# TO BE DONE
Repeat, exactly and only, the lines from the beginning of the data through the line with "[bluebox,wide,minimum height=48pt] (jinji)". Pictures are left out.
▬▬▬▬▬▬
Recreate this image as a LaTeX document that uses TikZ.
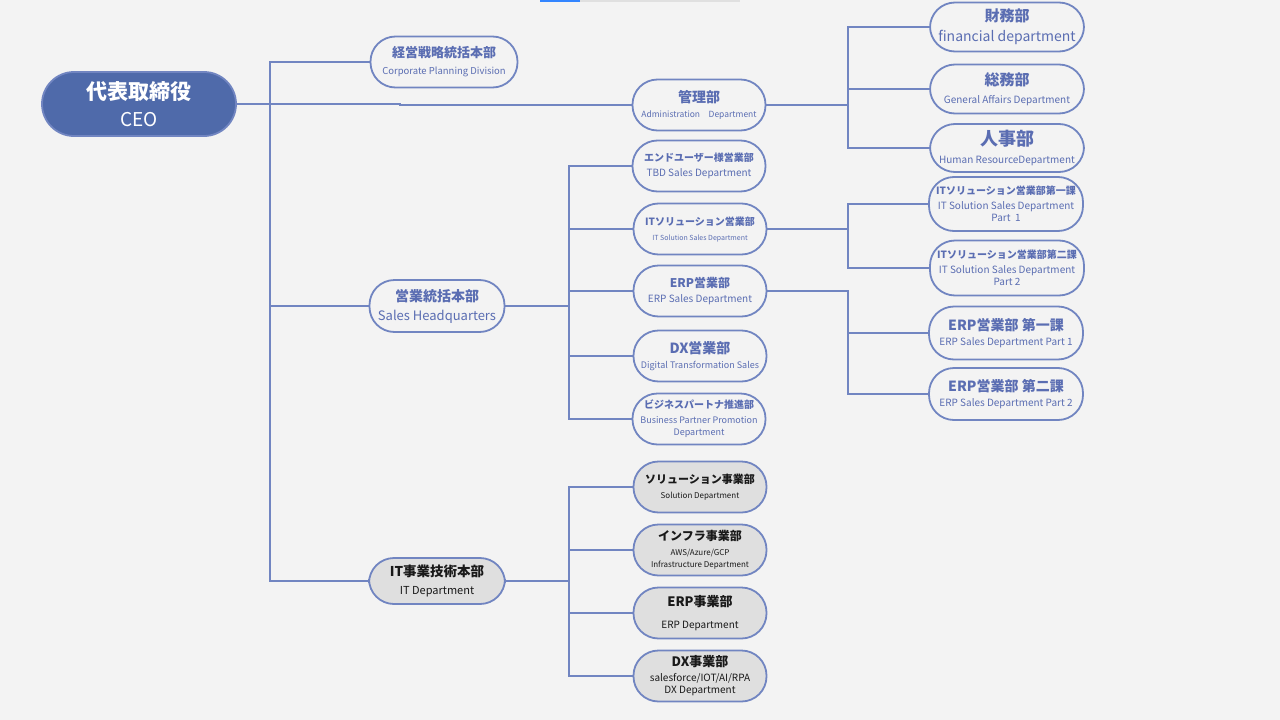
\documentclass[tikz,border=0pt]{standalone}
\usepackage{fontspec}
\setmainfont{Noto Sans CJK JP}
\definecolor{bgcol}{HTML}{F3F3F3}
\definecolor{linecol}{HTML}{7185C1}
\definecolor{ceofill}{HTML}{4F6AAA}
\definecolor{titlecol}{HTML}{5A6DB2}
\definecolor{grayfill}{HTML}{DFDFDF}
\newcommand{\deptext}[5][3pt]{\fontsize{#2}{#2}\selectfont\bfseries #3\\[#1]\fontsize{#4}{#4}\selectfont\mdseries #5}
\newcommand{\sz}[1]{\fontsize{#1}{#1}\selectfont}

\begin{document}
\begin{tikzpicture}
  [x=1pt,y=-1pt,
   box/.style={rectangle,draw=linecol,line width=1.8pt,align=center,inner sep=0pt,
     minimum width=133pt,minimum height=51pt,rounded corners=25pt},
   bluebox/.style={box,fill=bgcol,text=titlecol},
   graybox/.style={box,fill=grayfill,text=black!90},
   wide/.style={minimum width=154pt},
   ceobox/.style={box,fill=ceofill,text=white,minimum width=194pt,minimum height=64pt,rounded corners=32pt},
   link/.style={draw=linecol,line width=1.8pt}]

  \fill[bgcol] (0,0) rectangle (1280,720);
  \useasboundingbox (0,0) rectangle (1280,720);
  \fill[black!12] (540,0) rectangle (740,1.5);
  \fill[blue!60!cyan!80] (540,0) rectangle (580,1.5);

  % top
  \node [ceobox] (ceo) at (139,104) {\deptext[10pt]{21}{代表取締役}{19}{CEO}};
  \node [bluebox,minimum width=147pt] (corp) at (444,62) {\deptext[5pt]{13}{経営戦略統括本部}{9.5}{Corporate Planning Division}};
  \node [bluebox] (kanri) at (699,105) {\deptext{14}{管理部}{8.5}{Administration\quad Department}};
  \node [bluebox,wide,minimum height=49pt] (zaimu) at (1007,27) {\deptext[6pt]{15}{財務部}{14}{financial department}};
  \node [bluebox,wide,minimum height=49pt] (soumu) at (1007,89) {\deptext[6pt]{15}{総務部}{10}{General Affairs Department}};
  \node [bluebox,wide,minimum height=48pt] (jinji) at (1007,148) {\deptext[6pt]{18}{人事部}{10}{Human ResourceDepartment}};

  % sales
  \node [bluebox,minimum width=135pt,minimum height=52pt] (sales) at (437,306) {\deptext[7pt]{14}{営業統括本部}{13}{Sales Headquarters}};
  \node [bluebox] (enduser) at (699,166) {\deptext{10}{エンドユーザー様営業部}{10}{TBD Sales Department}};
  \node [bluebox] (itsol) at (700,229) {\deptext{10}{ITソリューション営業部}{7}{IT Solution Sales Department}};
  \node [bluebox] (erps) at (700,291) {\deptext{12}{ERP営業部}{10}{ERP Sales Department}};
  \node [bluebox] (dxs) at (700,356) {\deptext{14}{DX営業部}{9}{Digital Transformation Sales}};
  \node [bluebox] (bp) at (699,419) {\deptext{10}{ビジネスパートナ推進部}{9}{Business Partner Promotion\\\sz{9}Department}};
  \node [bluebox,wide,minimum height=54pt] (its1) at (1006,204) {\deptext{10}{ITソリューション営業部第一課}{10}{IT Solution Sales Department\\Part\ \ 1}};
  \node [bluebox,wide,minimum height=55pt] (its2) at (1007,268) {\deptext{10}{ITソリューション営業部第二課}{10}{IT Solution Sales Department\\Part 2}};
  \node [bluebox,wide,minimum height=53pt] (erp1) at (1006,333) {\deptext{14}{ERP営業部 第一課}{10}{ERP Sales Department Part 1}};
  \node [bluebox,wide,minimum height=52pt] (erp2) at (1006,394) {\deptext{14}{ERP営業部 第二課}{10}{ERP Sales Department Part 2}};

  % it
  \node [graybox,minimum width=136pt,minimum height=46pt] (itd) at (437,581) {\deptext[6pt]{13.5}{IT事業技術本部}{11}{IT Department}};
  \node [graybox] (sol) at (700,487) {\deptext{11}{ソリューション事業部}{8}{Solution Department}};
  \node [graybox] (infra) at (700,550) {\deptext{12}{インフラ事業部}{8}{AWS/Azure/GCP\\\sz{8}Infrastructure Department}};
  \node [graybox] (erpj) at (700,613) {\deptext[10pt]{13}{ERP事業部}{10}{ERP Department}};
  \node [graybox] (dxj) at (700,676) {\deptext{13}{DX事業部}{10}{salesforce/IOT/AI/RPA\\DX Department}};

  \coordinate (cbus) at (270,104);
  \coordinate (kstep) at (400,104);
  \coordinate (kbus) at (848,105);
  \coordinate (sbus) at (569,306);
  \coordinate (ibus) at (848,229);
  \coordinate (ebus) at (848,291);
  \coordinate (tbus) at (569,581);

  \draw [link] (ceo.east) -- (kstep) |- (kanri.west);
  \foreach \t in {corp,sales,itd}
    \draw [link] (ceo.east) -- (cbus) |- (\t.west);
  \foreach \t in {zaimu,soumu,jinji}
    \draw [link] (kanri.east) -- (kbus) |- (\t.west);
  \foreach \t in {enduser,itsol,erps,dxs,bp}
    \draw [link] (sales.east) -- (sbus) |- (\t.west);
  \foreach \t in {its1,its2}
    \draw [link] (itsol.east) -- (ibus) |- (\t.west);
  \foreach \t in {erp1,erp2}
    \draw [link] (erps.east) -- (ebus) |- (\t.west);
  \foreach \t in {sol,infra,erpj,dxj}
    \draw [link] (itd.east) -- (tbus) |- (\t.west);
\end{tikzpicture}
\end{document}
▬▬▬▬▬▬
# OUTPUT
Recreate this image as a LaTeX document that uses TikZ.
\documentclass[tikz,border=0pt]{standalone}
\usepackage{fontspec}
\setmainfont{Noto Sans CJK JP}
\definecolor{bgcol}{HTML}{F3F3F3}
\definecolor{linecol}{HTML}{7185C1}
\definecolor{ceofill}{HTML}{4F6AAA}
\definecolor{titlecol}{HTML}{5A6DB2}
\definecolor{grayfill}{HTML}{DFDFDF}
\newcommand{\deptext}[5][3pt]{\fontsize{#2}{#2}\selectfont\bfseries #3\\[#1]\fontsize{#4}{#4}\selectfont\mdseries #5}
\newcommand{\sz}[1]{\fontsize{#1}{#1}\selectfont}

\begin{document}
\begin{tikzpicture}
  [x=1pt,y=-1pt,
   box/.style={rectangle,draw=linecol,line width=1.8pt,align=center,inner sep=0pt,
     minimum width=133pt,minimum height=51pt,rounded corners=25pt},
   bluebox/.style={box,fill=bgcol,text=titlecol},
   graybox/.style={box,fill=grayfill,text=black!90},
   wide/.style={minimum width=154pt},
   ceobox/.style={box,fill=ceofill,text=white,minimum width=194pt,minimum height=64pt,rounded corners=32pt},
   link/.style={draw=linecol,line width=1.8pt}]

  \fill[bgcol] (0,0) rectangle (1280,720);
  \useasboundingbox (0,0) rectangle (1280,720);
  \fill[black!12] (540,0) rectangle (740,1.5);
  \fill[blue!60!cyan!80] (540,0) rectangle (580,1.5);

  % top
  \node [ceobox] (ceo) at (139,104) {\deptext[10pt]{21}{代表取締役}{19}{CEO}};
  \node [bluebox,minimum width=147pt] (corp) at (444,62) {\deptext[5pt]{13}{経営戦略統括本部}{9.5}{Corporate Planning Division}};
  \node [bluebox] (kanri) at (699,105) {\deptext{14}{管理部}{8.5}{Administration\quad Department}};
  \node [bluebox,wide,minimum height=49pt] (zaimu) at (1007,27) {\deptext[6pt]{15}{財務部}{14}{financial department}};
  \node [bluebox,wide,minimum height=49pt] (soumu) at (1007,89) {\deptext[6pt]{15}{総務部}{10}{General Affairs Department}};
  \node [bluebox,wide,minimum height=48pt] (jinji) at (1007,148) {\deptext[6pt]{18}{人事部}{10}{Human ResourceDepartment}};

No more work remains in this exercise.